Drilling through the foundation wall horizontally proved more difficult than expected. I had a 12 inch masonry bit, and I knew from measurements and simple arithmetic that the wall was only 6.75 inches wide. The house blueprints suggested that this wall would be made out of stacked concrete masonry units (concrete blocks), but boring through it I discovered it was actually poured concrete, the kind containing marble-sized sandstone pebbles. I bored through it eventually, but there was no way to easily enlarge a .75 inch hole through such tough material. I'd be needing a hole of at least 1.5 inches in diameter for a proper drain. (In the basement of the house itself I've had to occasionally bore through 12 inches of masonry and, on one occasion, enlarge the resulting hole to four inches in diameter. But that was always through those punky blocks made of Portland cement mixed with styrofoam beads.) The only solution was to order a 1.5 inch masonry bit online (because nothing of that size can be obtained at local hardware stores). A 1.5 inch bit on an 18 inch shaft can be had for a little over $30. I don't know what I would have done to solve my quandary without the internet.

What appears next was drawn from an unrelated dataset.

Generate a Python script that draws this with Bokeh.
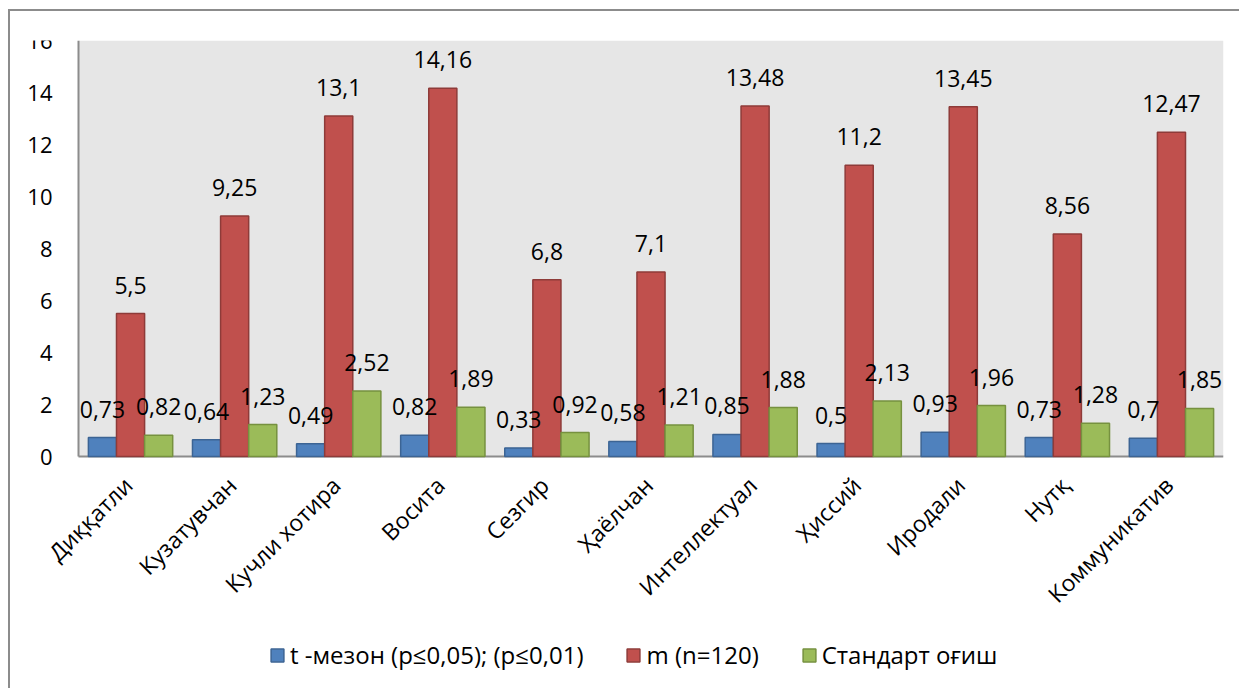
import math
from bokeh.plotting import figure
from bokeh.models import (ColumnDataSource, Legend, LegendItem, LabelSet,
                          Range1d, BoxAnnotation)
from bokeh.core.properties import value
from bokeh.transform import dodge
from bokeh.embed import file_html
from bokeh.resources import INLINE

categories = ["Диққатли", "Кузатувчан", "Кучли хотира", "Восита", "Сезгир",
              "Ҳаёлчан", "Интеллектуал", "Ҳиссий", "Иродали", "Нутқ",
              "Коммуникатив"]
t_values = [0.73, 0.64, 0.49, 0.82, 0.33, 0.58, 0.85, 0.5, 0.93, 0.73, 0.7]
m_values = [5.5, 9.25, 13.1, 14.16, 6.8, 7.1, 13.48, 11.2, 13.45, 8.56, 12.47]
sd_values = [0.82, 1.23, 2.52, 1.89, 0.92, 1.21, 1.88, 2.13, 1.96, 1.28, 1.85]
series_names = ["t -мезон (p≤0,05); (p≤0,01)", "m (n=120)", "Стандарт оғиш"]
y_ticks = [0, 2, 4, 6, 8, 10, 12, 14, 16]
y_axis_min, y_axis_max = 0, 16

FONT = "Open Sans"
fills = ["#4F81BD", "#C0504D", "#9BBB59"]
lines = ["#3C6494", "#8E3B39", "#76913F"]
GRAY = "#8C8C8C"


def fmt(v):
    return ("%g" % v).replace(".", ",")


n = len(categories)
x_centers = [i + 0.5 for i in range(n)]   # category slot centres

src = ColumnDataSource(dict(
    x=x_centers, cat=categories,
    t=t_values, m=m_values, sd=sd_values,
    t_lab=[fmt(v) for v in t_values],
    m_lab=[fmt(v) for v in m_values],
    sd_lab=[fmt(v) for v in sd_values],
))
ytick_src = ColumnDataSource(dict(y=y_ticks, text=[str(v) for v in y_ticks]))

# layout in pixels: category area 1145 px wide, value area 416 px tall;
# extra room left of it for the value labels, below it for category
# labels and the legend (all drawn inside the frame so nothing is clipped)
cat_px = 1145
val_px = 416
left_px = 66
below_px = 232
unit_px = cat_px / n
px_per_unit = val_px / (y_axis_max - y_axis_min)

p = figure(x_range=Range1d(-left_px / unit_px, n),
           y_range=Range1d(y_axis_min - below_px / px_per_unit, y_axis_max),
           frame_width=cat_px + left_px, frame_height=val_px + below_px,
           output_backend="svg", toolbar_location=None,
           x_axis_location=None, y_axis_location=None,
           min_border_left=2, min_border_top=29, min_border_right=16,
           min_border_bottom=0)
p.margin = (9, 0, 0, 8)
p.styles = {"border-top": "2px solid " + GRAY,
            "border-left": "2px solid " + GRAY}
p.background_fill_color = "white"
p.border_fill_color = "white"
p.outline_line_color = None
p.xgrid.grid_line_color = None
p.ygrid.grid_line_color = None

# grey plot-area fill
p.add_layout(BoxAnnotation(left=0, right=n, bottom=y_axis_min,
                           top=y_axis_max, fill_color="#E6E6E6",
                           fill_alpha=1, line_color=None, level="underlay"))

# axis lines (value axis on the left, category axis along zero)
p.segment(x0=[0, 0], y0=[y_axis_min, y_axis_min], x1=[0, n],
          y1=[y_axis_max, y_axis_min], line_color=GRAY, line_width=2)

bw = 0.27
keys = ["t", "m", "sd"]
offs = [-bw, 0, bw]
renderers = []
for k, o, fc, lc in zip(keys, offs, fills, lines):
    r = p.vbar(x=dodge("x", o), top=k, width=bw, source=src,
               fill_color=fc, line_color=lc, line_width=1.5)
    renderers.append(r)
    p.add_layout(LabelSet(x=dodge("x", o), y=k, text=k + "_lab",
                          source=src, y_offset=20, text_align="center",
                          text_baseline="alphabetic", text_font=value(FONT),
                          text_font_size="23px", text_color="black"))

# value-axis tick labels
p.add_layout(LabelSet(x=0, y="y", text="text", source=ytick_src,
                      x_offset=-26, text_align="right",
                      text_baseline="middle", text_font=value(FONT),
                      text_font_size="22px", text_color="black"))

# category labels, rotated 45 degrees
p.add_layout(LabelSet(x="x", y=y_axis_min, text="cat", source=src,
                      angle=math.pi / 4, text_align="right",
                      text_baseline="top", x_offset=-14, y_offset=-13,
                      text_font=value(FONT), text_font_size="23px",
                      text_color="black"))

legend = Legend(items=[LegendItem(label=nm, renderers=[r])
                       for nm, r in zip(series_names, renderers)],
                orientation="horizontal", location=(191 + left_px, 17),
                label_text_font=FONT, label_text_font_size="24px",
                label_text_color="black", glyph_width=16, glyph_height=16,
                label_standoff=5, spacing=42, border_line_color=None,
                background_fill_alpha=0, margin=0, padding=0)
p.add_layout(legend, "center")

open("out.html", "w").write(file_html(p, INLINE))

This evening I paid close attention to the returns from polling stations in Connecticut as US Senator Joementum Lieberman, well, went down to defeat against Ned Lamont in the Democratic primary. I've grown so accustomed to things not going my way on election day that it was like an oasis in the Sahara. Joementum, a Democrat-in-name-only (DINO) had been replaced with someone who might well be a real progressive. That's the way it should be. What business did an ultra-blue state like Connecticut have with a senator whose politics are more like those of an Alabama Democrat?